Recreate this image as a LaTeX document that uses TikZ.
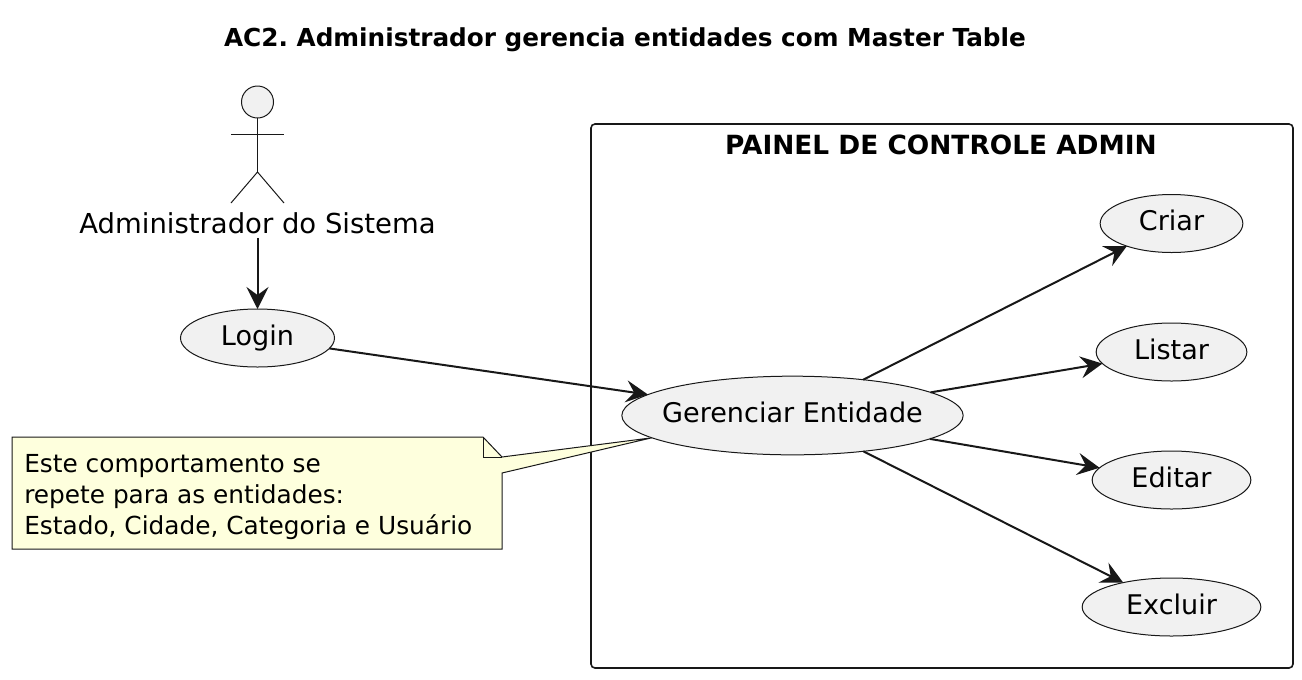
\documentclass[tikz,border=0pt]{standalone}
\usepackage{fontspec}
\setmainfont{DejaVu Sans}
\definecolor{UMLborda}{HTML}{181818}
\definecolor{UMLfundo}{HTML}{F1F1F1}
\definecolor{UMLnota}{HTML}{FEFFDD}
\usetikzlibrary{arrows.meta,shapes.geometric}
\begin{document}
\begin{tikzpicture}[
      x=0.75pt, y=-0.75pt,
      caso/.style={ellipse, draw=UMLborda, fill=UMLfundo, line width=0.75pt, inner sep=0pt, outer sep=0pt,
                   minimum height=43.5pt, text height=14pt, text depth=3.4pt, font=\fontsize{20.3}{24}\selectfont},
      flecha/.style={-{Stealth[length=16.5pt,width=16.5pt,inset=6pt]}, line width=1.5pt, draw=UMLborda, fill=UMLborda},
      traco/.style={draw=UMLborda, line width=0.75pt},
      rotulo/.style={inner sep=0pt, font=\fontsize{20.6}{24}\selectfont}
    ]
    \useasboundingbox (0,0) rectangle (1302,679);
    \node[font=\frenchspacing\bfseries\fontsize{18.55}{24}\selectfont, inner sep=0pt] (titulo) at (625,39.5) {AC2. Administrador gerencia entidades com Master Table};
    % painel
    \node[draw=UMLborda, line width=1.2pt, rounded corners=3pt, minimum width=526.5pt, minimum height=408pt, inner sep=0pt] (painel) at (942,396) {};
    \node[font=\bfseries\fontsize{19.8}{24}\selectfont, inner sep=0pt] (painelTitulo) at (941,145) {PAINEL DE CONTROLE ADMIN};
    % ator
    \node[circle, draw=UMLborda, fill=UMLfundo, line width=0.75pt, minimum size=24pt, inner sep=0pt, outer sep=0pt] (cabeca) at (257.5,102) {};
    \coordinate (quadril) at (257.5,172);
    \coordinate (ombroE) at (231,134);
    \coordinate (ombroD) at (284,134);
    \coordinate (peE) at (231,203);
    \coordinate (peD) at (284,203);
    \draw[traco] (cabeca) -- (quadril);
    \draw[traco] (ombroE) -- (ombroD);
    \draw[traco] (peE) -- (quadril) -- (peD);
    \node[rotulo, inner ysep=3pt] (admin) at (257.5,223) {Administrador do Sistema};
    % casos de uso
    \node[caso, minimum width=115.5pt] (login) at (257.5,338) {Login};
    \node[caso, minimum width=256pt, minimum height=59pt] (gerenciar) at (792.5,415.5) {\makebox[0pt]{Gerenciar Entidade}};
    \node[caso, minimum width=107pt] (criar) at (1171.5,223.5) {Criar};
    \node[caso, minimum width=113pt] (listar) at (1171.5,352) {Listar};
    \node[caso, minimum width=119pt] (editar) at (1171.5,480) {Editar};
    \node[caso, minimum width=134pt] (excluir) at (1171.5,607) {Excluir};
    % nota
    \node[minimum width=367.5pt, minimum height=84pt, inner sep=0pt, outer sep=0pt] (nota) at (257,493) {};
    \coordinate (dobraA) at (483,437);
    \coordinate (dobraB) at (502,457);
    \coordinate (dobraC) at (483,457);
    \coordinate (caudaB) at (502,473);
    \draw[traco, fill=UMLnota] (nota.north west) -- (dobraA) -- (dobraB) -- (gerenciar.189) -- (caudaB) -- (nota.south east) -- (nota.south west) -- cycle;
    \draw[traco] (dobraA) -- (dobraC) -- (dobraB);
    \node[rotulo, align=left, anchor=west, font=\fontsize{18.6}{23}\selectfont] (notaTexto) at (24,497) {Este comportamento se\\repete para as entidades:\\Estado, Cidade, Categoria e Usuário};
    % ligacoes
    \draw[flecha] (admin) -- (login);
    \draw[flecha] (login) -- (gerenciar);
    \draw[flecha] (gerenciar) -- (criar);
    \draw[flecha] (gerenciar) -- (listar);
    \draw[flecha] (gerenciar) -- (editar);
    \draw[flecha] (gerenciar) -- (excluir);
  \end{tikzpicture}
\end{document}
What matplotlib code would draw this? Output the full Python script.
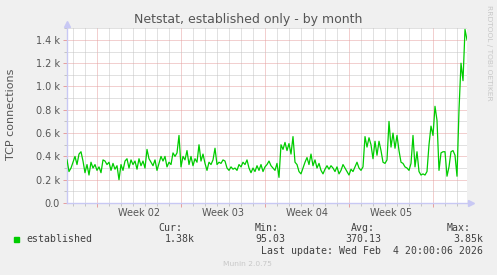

==*==

> [Exercise details]:
Set down the records in full and exactly. Do not carry over any image.

> [Final result]:
Recreate this image as a LaTeX document that uses TikZ.
\documentclass[tikz,border=0pt]{standalone}
\usepackage{fontspec}
\setmainfont{DejaVu Sans}
\definecolor{UMLborda}{HTML}{181818}
\definecolor{UMLfundo}{HTML}{F1F1F1}
\definecolor{UMLnota}{HTML}{FEFFDD}
\usetikzlibrary{arrows.meta,shapes.geometric}
\begin{document}
\begin{tikzpicture}[
      x=0.75pt, y=-0.75pt,
      caso/.style={ellipse, draw=UMLborda, fill=UMLfundo, line width=0.75pt, inner sep=0pt, outer sep=0pt,
                   minimum height=43.5pt, text height=14pt, text depth=3.4pt, font=\fontsize{20.3}{24}\selectfont},
      flecha/.style={-{Stealth[length=16.5pt,width=16.5pt,inset=6pt]}, line width=1.5pt, draw=UMLborda, fill=UMLborda},
      traco/.style={draw=UMLborda, line width=0.75pt},
      rotulo/.style={inner sep=0pt, font=\fontsize{20.6}{24}\selectfont}
    ]
    \useasboundingbox (0,0) rectangle (1302,679);
    \node[font=\frenchspacing\bfseries\fontsize{18.55}{24}\selectfont, inner sep=0pt] (titulo) at (625,39.5) {AC2. Administrador gerencia entidades com Master Table};
    % painel
    \node[draw=UMLborda, line width=1.2pt, rounded corners=3pt, minimum width=526.5pt, minimum height=408pt, inner sep=0pt] (painel) at (942,396) {};
    \node[font=\bfseries\fontsize{19.8}{24}\selectfont, inner sep=0pt] (painelTitulo) at (941,145) {PAINEL DE CONTROLE ADMIN};
    % ator
    \node[circle, draw=UMLborda, fill=UMLfundo, line width=0.75pt, minimum size=24pt, inner sep=0pt, outer sep=0pt] (cabeca) at (257.5,102) {};
    \coordinate (quadril) at (257.5,172);
    \coordinate (ombroE) at (231,134);
    \coordinate (ombroD) at (284,134);
    \coordinate (peE) at (231,203);
    \coordinate (peD) at (284,203);
    \draw[traco] (cabeca) -- (quadril);
    \draw[traco] (ombroE) -- (ombroD);
    \draw[traco] (peE) -- (quadril) -- (peD);
    \node[rotulo, inner ysep=3pt] (admin) at (257.5,223) {Administrador do Sistema};
    % casos de uso
    \node[caso, minimum width=115.5pt] (login) at (257.5,338) {Login};
    \node[caso, minimum width=256pt, minimum height=59pt] (gerenciar) at (792.5,415.5) {\makebox[0pt]{Gerenciar Entidade}};
    \node[caso, minimum width=107pt] (criar) at (1171.5,223.5) {Criar};
    \node[caso, minimum width=113pt] (listar) at (1171.5,352) {Listar};
    \node[caso, minimum width=119pt] (editar) at (1171.5,480) {Editar};
    \node[caso, minimum width=134pt] (excluir) at (1171.5,607) {Excluir};
    % nota
    \node[minimum width=367.5pt, minimum height=84pt, inner sep=0pt, outer sep=0pt] (nota) at (257,493) {};
    \coordinate (dobraA) at (483,437);
    \coordinate (dobraB) at (502,457);
    \coordinate (dobraC) at (483,457);
    \coordinate (caudaB) at (502,473);
    \draw[traco, fill=UMLnota] (nota.north west) -- (dobraA) -- (dobraB) -- (gerenciar.189) -- (caudaB) -- (nota.south east) -- (nota.south west) -- cycle;
    \draw[traco] (dobraA) -- (dobraC) -- (dobraB);
    \node[rotulo, align=left, anchor=west, font=\fontsize{18.6}{23}\selectfont] (notaTexto) at (24,497) {Este comportamento se\\repete para as entidades:\\Estado, Cidade, Categoria e Usuário};
    % ligacoes
    \draw[flecha] (admin) -- (login);
    \draw[flecha] (login) -- (gerenciar);
    \draw[flecha] (gerenciar) -- (criar);
    \draw[flecha] (gerenciar) -- (listar);
    \draw[flecha] (gerenciar) -- (editar);
    \draw[flecha] (gerenciar) -- (excluir);
  \end{tikzpicture}
\end{document}
What matplotlib code would draw this? Output the full Python script.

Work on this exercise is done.